En fait de Général, celui-ci se nomme Montriveau, un homme intègre et d'un grand courage, mais, on le verra, décidé dans ses amours et sa vengeance, ainsi que dans l'entreprise de retrouver sa belle.
Sa belle, c'est Antoinette de Langeais, née de Navarreins, l'épouse d'un Duc semble-t-il pas très aimable, mais que l'on ne verra jamais apparaître dans cette histoire, si ce n'est pour nous dire qu'il est mort.

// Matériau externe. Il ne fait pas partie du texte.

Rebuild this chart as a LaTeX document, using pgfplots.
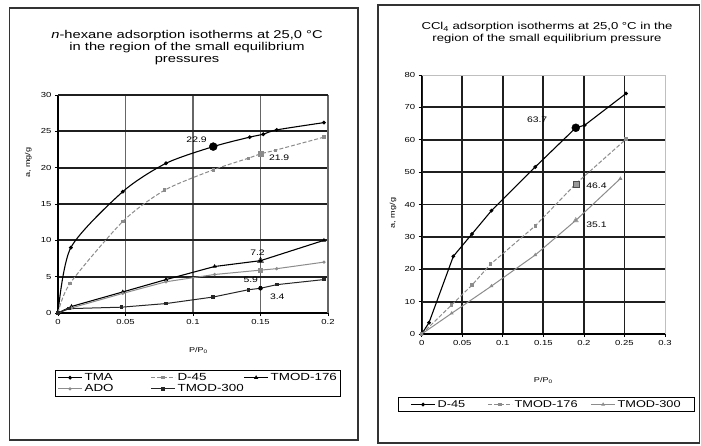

La Duchesse de Langeais, c'est une toute jeune et superbe femme qui aime séduire et faire tourner la tête aux hommes, une allumeuse, en quelque sorte. Mais sa parade de séduction va se faire pour ce Général, qui fait partie de cette Compagnie secrète des Treize, dont le courage et les aventures en Afrique lui donnent un aura dans les salons aristocratiques. Et, patatras, celui-ci va croire à l'amour sincère de la Duchesse jusqu'à ce qu'il réalise qu'elle le mène en bateau; et alors, cet homme qui n'aime pas se faire duper, va se venger, d'abord en faisant enlever Antoinette, et en lui voulant lui faire peur par une mise en scène de marquage au fer rouge, puis en ne paraissant plus dans les salons, et en ne répondant pas aux lettres de la Duchesse, maintenant dévorée par la passion. En dernier recours la Duchesse annonce à Montriveau qu'elle va se rendre à son domicile, mais celui- ci, en retard, n'est pas rentré chez lui. Désespérée, Antoinette fuit Paris pour entrer au Carmel. Alors le Général, repris de passion, va rechercher inlassablement et partout en Europe son ex-bien-aimée.

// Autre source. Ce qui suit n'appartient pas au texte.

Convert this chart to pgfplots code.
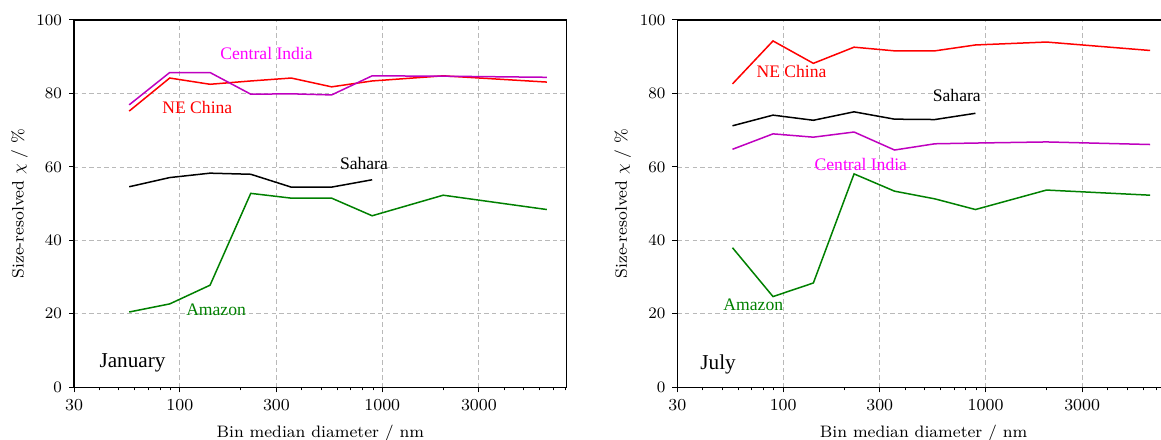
\documentclass[border=0pt]{standalone}
\usepackage{fontspec}
\usepackage{pgfplots}
\pgfplotsset{compat=1.18}
\newfontfamily\timesf{Liberation Serif}
\definecolor{cmag}{rgb}{0.75,0,0.75}
\definecolor{tmag}{rgb}{1,0,1}
\definecolor{cgrn}{rgb}{0,0.5,0}
\definecolor{cred}{rgb}{1,0,0}
\tikzset{
  lab/.style={font=\timesf\fontsize{8.8}{10}\selectfont},
  month/.style={font=\timesf\fontsize{10.6}{12}\selectfont, anchor=west},
}

\begin{document}
\begin{tikzpicture}
\path[use as bounding box, clip] (0,0) rectangle (580.5pt,219.5pt);

% January
\begin{axis}[at={(37pt,25.85pt)}, anchor=south west,
    xmode=log, scale only axis, width=246.35pt, height=183.65pt,
    xmin=30, xmax=8150, ymin=0, ymax=100,
    xtick={30,100,300,1000,3000}, xticklabels={30,100,300,1000,3000},
    minor xtick={40,50,60,70,80,90,200,400,500,600,700,800,900,2000,4000,5000,6000,7000,8000},
    ytick={0,20,40,60,80,100},
    xmajorgrids, ymajorgrids,
    major grid style={gray!55, dash pattern=on 2.2pt off 1.6pt, line width=0.4pt},
    tick align=outside, xtick pos=left, ytick pos=left,
    major tick length=2.5pt, minor tick length=1.5pt,
    tick style={black, line width=0.5pt},
    axis line style={line width=0.6pt},
    tick label style={font=\fontsize{8.4}{9}\selectfont},
    label style={font=\fontsize{8.3}{9}\selectfont},
    ylabel style={yshift=-2.5pt},
    xlabel={Bin median diameter / nm},
    ylabel={Size-resolved $\chi$ / \%}]
\addplot[cred, line width=0.75pt, no markers] coordinates {(56.2,75.2) (89.1,84.2) (141,82.5) (224,83.4) (355,84.2) (562,81.8) (891,83.4) (2000,84.8) (6500,83.1)};
\addplot[cmag, line width=0.75pt, no markers] coordinates {(56.2,76.9) (89.1,85.7) (141,85.7) (224,79.8) (355,79.9) (562,79.6) (891,84.8) (2000,84.7) (6500,84.4)};
\addplot[black, line width=0.75pt, no markers] coordinates {(56.2,54.6) (89.1,57.1) (141,58.3) (224,58.0) (355,54.5) (562,54.5) (891,56.5)};
\addplot[cgrn, line width=0.75pt, no markers] coordinates {(56.2,20.5) (89.1,22.7) (141,27.8) (224,52.8) (355,51.5) (562,51.5) (891,46.7) (2000,52.3) (6500,48.4)};
\node[lab, text=tmag] at (axis cs:268,90.9) {Central India};
\node[lab, text=cred] at (axis cs:122,76.1) {NE China};
\node[lab, text=black] at (axis cs:812,61.0) {Sahara};
\node[lab, text=cgrn] at (axis cs:151,21.2) {Amazon};
\node[month] at (axis cs:37,6.7) {January};
\end{axis}

% July
\begin{axis}[at={(338.65pt,25.85pt)}, anchor=south west,
    xmode=log, scale only axis, width=246.35pt, height=183.65pt,
    xmin=30, xmax=8150, ymin=0, ymax=100,
    xtick={30,100,300,1000,3000}, xticklabels={30,100,300,1000,3000},
    minor xtick={40,50,60,70,80,90,200,400,500,600,700,800,900,2000,4000,5000,6000,7000,8000},
    ytick={0,20,40,60,80,100},
    xmajorgrids, ymajorgrids,
    major grid style={gray!55, dash pattern=on 2.2pt off 1.6pt, line width=0.4pt},
    tick align=outside, xtick pos=left, ytick pos=left,
    major tick length=2.5pt, minor tick length=1.5pt,
    tick style={black, line width=0.5pt},
    axis line style={line width=0.6pt},
    tick label style={font=\fontsize{8.4}{9}\selectfont},
    label style={font=\fontsize{8.3}{9}\selectfont},
    ylabel style={yshift=-2.5pt},
    xlabel={Bin median diameter / nm},
    ylabel={Size-resolved $\chi$ / \%}]
\addplot[cred, line width=0.75pt, no markers] coordinates {(56.2,82.6) (89.1,94.3) (141,88.2) (224,92.6) (355,91.6) (562,91.6) (891,93.2) (2000,94.0) (6500,91.7)};
\addplot[black, line width=0.75pt, no markers] coordinates {(56.2,71.2) (89.1,74.1) (141,72.7) (224,75.0) (355,73.0) (562,72.9) (891,74.6)};
\addplot[cmag, line width=0.75pt, no markers] coordinates {(56.2,64.8) (89.1,69.0) (141,68.1) (224,69.5) (355,64.6) (562,66.3) (891,66.5) (2000,66.8) (6500,66.1)};
\addplot[cgrn, line width=0.75pt, no markers] coordinates {(56.2,38.0) (89.1,24.7) (141,28.4) (224,58.1) (355,53.4) (562,51.3) (891,48.4) (2000,53.7) (6500,52.3)};
\node[lab, text=cred] at (axis cs:110,85.9) {NE China};
\node[lab, text=black] at (axis cs:721,79.4) {Sahara};
\node[lab, text=tmag] at (axis cs:242,60.7) {Central India};
\node[lab, text=cgrn] at (axis cs:71.2,22.6) {Amazon};
\node[month] at (axis cs:36,6.3) {July};
\end{axis}
\end{tikzpicture}
\end{document}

En somme, un « je t'aime, moi non plus » dont je ne dévoile pas la fin abrupte et cruelle.

Mais Balzac construit d'une façon à la fois très originale et déconcertante son intrigue.
Celle-ci commence par un prologue où le Général de Montriveau découvre, à l'écoute de sa musique et de son chant, son Antoinette dans un couvent situé dans une île près de la côte espagnole.
Suit un « flash-back » sur la rencontre de la Duchesse de Langeais et du Général de Montriveau, et leur histoire d'amour contrariée 5 ans plus tôt, histoire précédée d'un curieux et long préambule dans lequel Balzac nous décrit la perte des vertus morales et le déclin de l'aristocratie de l'époque de la Restauration, dont la vie n'est plus que le paraître dans les salons (un certain Marcel Proust en décrira le déclin et la disparition au début du vingtième siècle).
A l'issue de ce récit enchâssé, vient le dénouement à la fois cruel et cynique.

Le récit est furieusement romanesque et plein de passion. Ici encore, comme dans Ferragus, Balzac se révèle dans sa veine romantique et la peinture sociale passe au second plan.
Et puis, c'est magnifiquement écrit, et les portraits de notre héroïne et de notre héros, ainsi que celle des personnages qui les entourent sont pleins de finesse psychologique et d'ambiguïté.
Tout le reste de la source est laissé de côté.